• Friday, July 26, 2024
businessday logo

BusinessDay

Our property in Lagos, Abuja not sold, says ASCSN

Our property in Lagos, Abuja not sold, says ASCSN

Organised labour under the auspices of the Association of Senior Civil Servants of Nigeria (ASCSN) has dispelled the speculations that its property housing the national secretariat in Lagos and the ultra-modern complex under construction at Mabushi area in Abuja have been sold by the current leadership of the association.

Alade Bashir Lawal, the secretary-general of the association in a statement issued in Lagos on Friday, regretted that some disgruntled members of the union who engaged in anti-union activities and were expelled by the national executive council (NEC) of the association, resorted to be propagating lies to anti-graft agencies and members of the public to impugn the reputation of the national leadership of ASCSN.

“All the documents in respect of the union’s property in Lagos and Abuja which were allegedly taken over by individuals and sold are very much intact and being kept safely.

“It is really unfortunate that those who are deliberately spreading falsehood are still walking in the streets as free citizens,” the union stated.

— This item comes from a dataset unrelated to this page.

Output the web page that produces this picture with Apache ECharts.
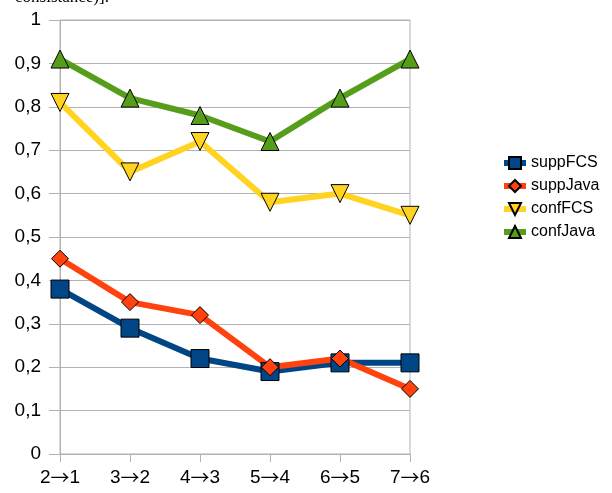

Read also: Facilities managers’ relevance in today’s real estate devt

According to the ASCSN, when the operatives of some of the agencies petitioned visited the site of the new national secretariat being constructed in Abuja, they were surprised that the secretariat complex consisting of a conference centre, guest house, offices and shopping malls which is now at the 5th floor, was being built through internally generated revenue.

On the alleged N14 billion fraud in the association, the ASCSN secretary-general asked; “What is the total check-off dues of the union since it was registered in 1981 that such huge amount has been embezzled in the last 10 years?”

“How can it be that a trade union such as the ASCSN with 36 states branches, 35 chapters, and more than 1,000 units in ministries, departments, and agencies (MDAs) at the federal and state levels which organises meetings, seminars, training for its members at home and abroad, pay entitlements to its teeming members and officers be accused of corruption?

“It must be emphasised that the association renders annual returns of its account to the Registrar of Trade Unions under the auspices of the federal ministry of labour and employment every year as stipulated by the Trade Union Acts,” the union noted.

The union alleged that one Bola-Audu Innocent, a former national president of the association “who had been dragged to court by the National Agency for the Prohibition of Trafficking in Persons (NAPTIP) for engaging in alleged cases of human trafficking and exploitation of vulnerable persons, had decided to wage war against the union, cooking up lies against the leadership of the Association and forwarding such falsehood to the anti-graft agencies.”